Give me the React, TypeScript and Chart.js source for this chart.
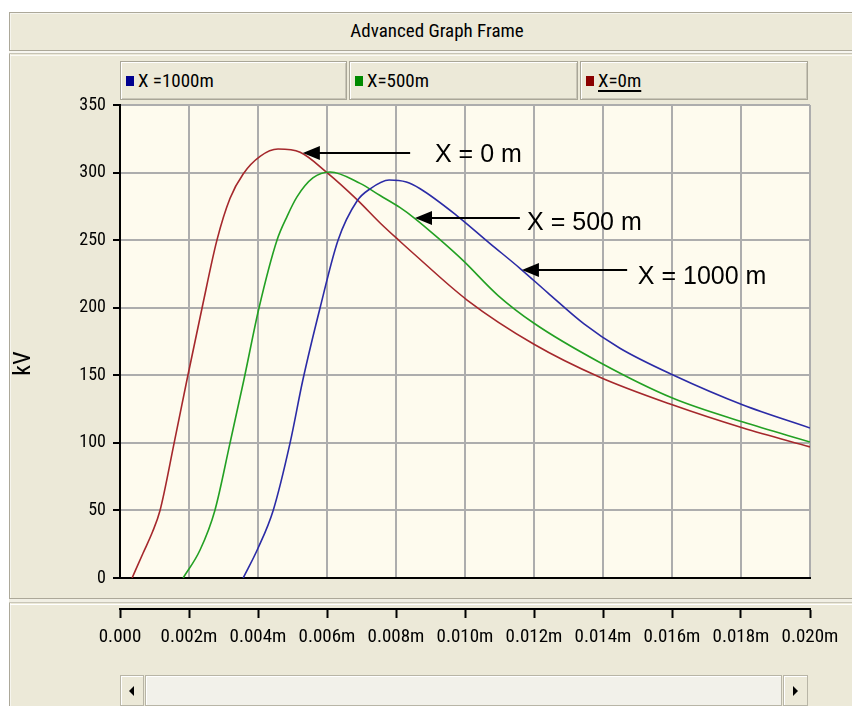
import React, { useEffect, useRef } from 'react';
import { Chart, registerables } from 'chart.js';

Chart.register(...registerables);

const NARROW = 'Roboto, "Open Sans", "Liberation Sans", sans-serif';
const SANS = '"Liberation Sans", Arial, sans-serif';

// Series (time in seconds, voltage in kV)
const seriesLabels = ['X =1000m', 'X=500m', 'X=0m'];
const lineColors = ['#2b2ba6', '#23a023', '#a5282c'];
const swatchColors = ['#000090', '#008a00', '#8a0000'];

const timeBlue = [0.00357, 0.0040, 0.00444, 0.00493, 0.0053, 0.0058, 0.00632, 0.00687, 0.00725, 0.0078, 0.0083, 0.0087, 0.00977, 0.0107, 0.0116, 0.0124, 0.01345, 0.01449, 0.01603, 0.01806, 0.0200];
const kvBlue = [0, 22, 50, 100, 146.5, 200, 250, 279, 288, 294.5, 293, 288, 268, 248, 229, 211, 188, 170, 150.2, 128, 111];

const timeGreen = [0.00183, 0.00232, 0.00275, 0.00319, 0.00359, 0.00403, 0.00455, 0.00485, 0.00513, 0.00559, 0.00609, 0.00696, 0.00754, 0.00812, 0.00855, 0.0092, 0.00994, 0.01096, 0.0120, 0.01391, 0.01603, 0.01806, 0.0200];
const kvGreen = [0, 20.7, 50, 100, 146.5, 200, 250, 268, 282, 296, 300.4, 292, 283, 274, 266, 252, 235, 209, 188.5, 159.5, 133, 115.4, 100.6];

const timeRed = [0.00035, 0.00067, 0.00094, 0.00116, 0.00157, 0.00194, 0.00238, 0.00281, 0.00319, 0.00357, 0.00406, 0.00458, 0.00522, 0.0060, 0.00687, 0.00754, 0.00812, 0.00849, 0.01006, 0.0120, 0.01391, 0.01603, 0.01806, 0.0200];
const kvRed = [0, 18.5, 34, 50, 100, 146.5, 200, 250, 281, 299, 312, 317.4, 315, 300, 280, 262.7, 249, 240.5, 205.7, 173, 148.6, 128, 111, 97];

const seriesTimes = [timeBlue, timeGreen, timeRed];
const seriesValues = [kvBlue, kvGreen, kvRed];

// Axes
const xMin = 0;
const xMax = 0.02;
const xStep = 0.002;
const yMin = 0;
const yMax = 350;
const yStep = 50;
const yTitle = 'kV';

// Annotations (data units)
const noteTexts = ['X = 0 m', 'X = 500 m', 'X = 1000 m'];
const arrowTipX = [0.0053, 0.00855, 0.01165];
const arrowTailX = [0.00841, 0.01159, 0.0147];
const arrowY = [314.5, 266.4, 227.9];
const noteX = [0.00913, 0.0118, 0.01501];
const noteY = [313, 262.7, 222.7];

const condensedText = {
  id: 'condensedText',
  beforeDraw(chart: any) {
    try { chart.ctx.fontStretch = 'condensed'; } catch (e) { /* ignore */ }
  },
};

const plotBackground = {
  id: 'plotBackground',
  beforeDraw(chart: any) {
    const { ctx, chartArea } = chart;
    if (!chartArea) return;
    ctx.save();
    ctx.fillStyle = '#fefbee';
    ctx.fillRect(chartArea.left, chartArea.top, chartArea.right - chartArea.left, chartArea.bottom - chartArea.top);
    ctx.restore();
  },
};

const arrowNotes = {
  id: 'arrowNotes',
  afterDatasetsDraw(chart: any) {
    const { ctx } = chart;
    const xs = chart.scales.x;
    const ys = chart.scales.y;
    ctx.save();
    for (let i = 0; i < noteTexts.length; i++) {
      const tipX = xs.getPixelForValue(arrowTipX[i]);
      const tailX = xs.getPixelForValue(arrowTailX[i]);
      const ay = ys.getPixelForValue(arrowY[i]);
      ctx.strokeStyle = '#000';
      ctx.fillStyle = '#000';
      ctx.lineWidth = 2;
      ctx.beginPath();
      ctx.moveTo(tailX, ay);
      ctx.lineTo(tipX + 14, ay);
      ctx.stroke();
      ctx.beginPath();
      ctx.moveTo(tipX, ay);
      ctx.lineTo(tipX + 17, ay - 7);
      ctx.lineTo(tipX + 17, ay + 7);
      ctx.closePath();
      ctx.fill();
      ctx.fontStretch = 'normal';
      ctx.font = `25px ${SANS}`;
      ctx.textAlign = 'left';
      ctx.textBaseline = 'middle';
      ctx.fillText(noteTexts[i], xs.getPixelForValue(noteX[i]), ys.getPixelForValue(noteY[i]));
    }
    ctx.restore();
  },
};

function formatTime(v: number) {
  if (Math.abs(v) < 1e-12) return '0.000';
  return v.toFixed(3) + 'm';
}

function MainPlot() {
  const ref = useRef<HTMLCanvasElement>(null);
  useEffect(() => {
    const datasets = seriesLabels.map((label, i) => ({
      label,
      data: seriesTimes[i].map((t, j) => ({ x: t, y: seriesValues[i][j] })),
      borderColor: lineColors[i],
      backgroundColor: lineColors[i],
      borderWidth: 1.6,
      pointRadius: 0,
      fill: false,
      cubicInterpolationMode: 'monotone' as const,
    }));
    const chart = new Chart(ref.current!, {
      type: 'line',
      data: { datasets },
      options: {
        responsive: false,
        animation: false,
        layout: { padding: { left: 0, right: 42, top: 25, bottom: 20 } },
        plugins: { legend: { display: false }, tooltip: { enabled: false } },
        scales: {
          x: {
            type: 'linear',
            min: xMin,
            max: xMax,
            ticks: { display: false, stepSize: xStep },
            grid: { color: '#adadad', lineWidth: 2, drawTicks: false },
            border: { color: '#000', width: 2 },
            afterFit: (s: any) => { s.height = 0; },
          },
          y: {
            min: yMin,
            max: yMax,
            ticks: { stepSize: yStep, color: '#000', font: { family: NARROW, size: 18, weight: 'condensed' }, padding: 7 },
            grid: { color: '#adadad', lineWidth: 2, tickLength: 7, tickColor: '#000', tickWidth: 2 },
            border: { color: '#000', width: 2 },
            title: {
              display: true,
              text: yTitle + '        ',
              color: '#000',
              font: { family: NARROW, size: 24, weight: 'condensed' },
              padding: { top: 0, bottom: 0 },
            },
            afterFit: (s: any) => { s.width = 110; },
          },
        },
      } as any,
      plugins: [condensedText, plotBackground, arrowNotes],
    });
    return () => chart.destroy();
  }, []);
  return <canvas ref={ref} width={842} height={518} style={{ position: 'absolute', left: 10, top: 80, width: 842, height: 518 }} />;
}

function TimeAxis() {
  const ref = useRef<HTMLCanvasElement>(null);
  useEffect(() => {
    const chart = new Chart(ref.current!, {
      type: 'line',
      data: { datasets: [] },
      options: {
        responsive: false,
        animation: false,
        layout: { padding: { left: 110, right: 42, top: 4, bottom: 0 } },
        plugins: { legend: { display: false }, tooltip: { enabled: false } },
        scales: {
          x: {
            type: 'linear',
            position: 'bottom',
            min: xMin,
            max: xMax,
            ticks: {
              stepSize: xStep,
              autoSkip: false,
              maxRotation: 0,
              color: '#000',
              font: { family: NARROW, size: 19, weight: 'condensed' },
              padding: 8,
              callback: (v: any) => formatTime(Number(v)),
            },
            grid: { drawOnChartArea: false, drawTicks: true, tickLength: 9, tickColor: '#000', tickWidth: 2 },
            border: { color: '#000', width: 2 },
            afterFit: (s: any) => { s.height = 61; },
          },
          y: { display: false, min: 0, max: 1 },
        },
      } as any,
      plugins: [condensedText],
    });
    return () => chart.destroy();
  }, []);
  return <canvas ref={ref} width={842} height={74} style={{ position: 'absolute', left: 10, top: 596, width: 842, height: 74 }} />;
}

const FRAME_BG = '#ece9d8';
const GRAY = '#aca899';

function Line({ left, top, width, height, color }: any) {
  return <div style={{ position: 'absolute', left, top, width, height, background: color }} />;
}

export default function App() {
  const legendLefts = [120, 349, 580];
  const legendWidths = [227, 229, 228];
  return (
    <div style={{ position: 'absolute', left: 0, top: 0, width: 852, height: 706, background: '#fff', overflow: 'hidden', fontFamily: NARROW, fontStretch: '75%' }}>
      <div style={{ position: 'absolute', left: 9, top: 12, width: 860, height: 700, background: FRAME_BG }} />
      <Line left={9} top={12} width={860} height={1} color={GRAY} />
      <Line left={9} top={13} width={860} height={1} color="#f6f5ee" />
      <Line left={9} top={12} width={1} height={700} color={GRAY} />
      <Line left={10} top={13} width={1} height={700} color="#f6f5ee" />
      <div style={{ position: 'absolute', left: 9, top: 13, width: 856, height: 36, lineHeight: '36px', textAlign: 'center', fontSize: 19, color: '#000' }}>
        Advanced Graph Frame
      </div>
      <Line left={9} top={50} width={860} height={1} color={GRAY} />
      <Line left={9} top={51} width={860} height={2} color="#f7f6f0" />
      <Line left={9} top={53} width={860} height={1} color="#c7c4b6" />
      <Line left={10} top={55} width={860} height={1} color="#fbfaf6" />
      {seriesLabels.map((label, i) => (
        <div key={label} style={{ position: 'absolute', left: legendLefts[i], top: 61, width: legendWidths[i], height: 39, boxSizing: 'border-box', background: FRAME_BG, border: '1px solid #a9a697', boxShadow: 'inset 1px 1px 0 #ffffff, inset -1px -1px 0 #c9c6b8' }}>
          <div style={{ position: 'absolute', left: 5, top: 14, width: 8, height: 10, background: swatchColors[i] }} />
          <div style={{ position: 'absolute', left: 17, top: 6, height: 26, lineHeight: '26px', fontSize: 19, color: '#000', whiteSpace: 'nowrap', textDecoration: i === 2 ? 'underline' : 'none', textDecorationThickness: 2, textUnderlineOffset: 3 }}>
            {label}
          </div>
        </div>
      ))}
      <MainPlot />
      <Line left={9} top={598} width={860} height={1} color={GRAY} />
      <Line left={9} top={599} width={860} height={3} color="#f1efe4" />
      <Line left={9} top={602} width={860} height={1} color="#c9c6b8" />
      <Line left={10} top={604} width={860} height={1} color="#ffffff" />
      <TimeAxis />
      <div style={{ position: 'absolute', left: 120, top: 675, width: 24, height: 31, boxSizing: 'border-box', background: FRAME_BG, border: '1px solid #b8b5a6', boxShadow: 'inset 1px 1px 0 #fff' }}>
        <div style={{ position: 'absolute', left: 8, top: 10, width: 0, height: 0, borderTop: '5px solid transparent', borderBottom: '5px solid transparent', borderRight: '5px solid #000' }} />
      </div>
      <div style={{ position: 'absolute', left: 145, top: 675, width: 637, height: 31, boxSizing: 'border-box', background: '#f2f1ea', border: '1px solid #b8b5a6', boxShadow: 'inset 1px 1px 0 #fff' }} />
      <div style={{ position: 'absolute', left: 783, top: 675, width: 25, height: 31, boxSizing: 'border-box', background: FRAME_BG, border: '1px solid #b8b5a6', boxShadow: 'inset 1px 1px 0 #fff' }}>
        <div style={{ position: 'absolute', left: 9, top: 10, width: 0, height: 0, borderTop: '5px solid transparent', borderBottom: '5px solid transparent', borderLeft: '5px solid #000' }} />
      </div>
    </div>
  );
}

**EXERCISE DIRECTIONS**
Give again, word for word, every line from the top of the data through the line with "133, 115.4, 100.6];", both ends included, and exclude the pictures.

**THE RESPONSE**
Give me the React, TypeScript and Chart.js source for this chart.
import React, { useEffect, useRef } from 'react';
import { Chart, registerables } from 'chart.js';

Chart.register(...registerables);

const NARROW = 'Roboto, "Open Sans", "Liberation Sans", sans-serif';
const SANS = '"Liberation Sans", Arial, sans-serif';

// Series (time in seconds, voltage in kV)
const seriesLabels = ['X =1000m', 'X=500m', 'X=0m'];
const lineColors = ['#2b2ba6', '#23a023', '#a5282c'];
const swatchColors = ['#000090', '#008a00', '#8a0000'];

const timeBlue = [0.00357, 0.0040, 0.00444, 0.00493, 0.0053, 0.0058, 0.00632, 0.00687, 0.00725, 0.0078, 0.0083, 0.0087, 0.00977, 0.0107, 0.0116, 0.0124, 0.01345, 0.01449, 0.01603, 0.01806, 0.0200];
const kvBlue = [0, 22, 50, 100, 146.5, 200, 250, 279, 288, 294.5, 293, 288, 268, 248, 229, 211, 188, 170, 150.2, 128, 111];

const timeGreen = [0.00183, 0.00232, 0.00275, 0.00319, 0.00359, 0.00403, 0.00455, 0.00485, 0.00513, 0.00559, 0.00609, 0.00696, 0.00754, 0.00812, 0.00855, 0.0092, 0.00994, 0.01096, 0.0120, 0.01391, 0.01603, 0.01806, 0.0200];
const kvGreen = [0, 20.7, 50, 100, 146.5, 200, 250, 268, 282, 296, 300.4, 292, 283, 274, 266, 252, 235, 209, 188.5, 159.5, 133, 115.4, 100.6];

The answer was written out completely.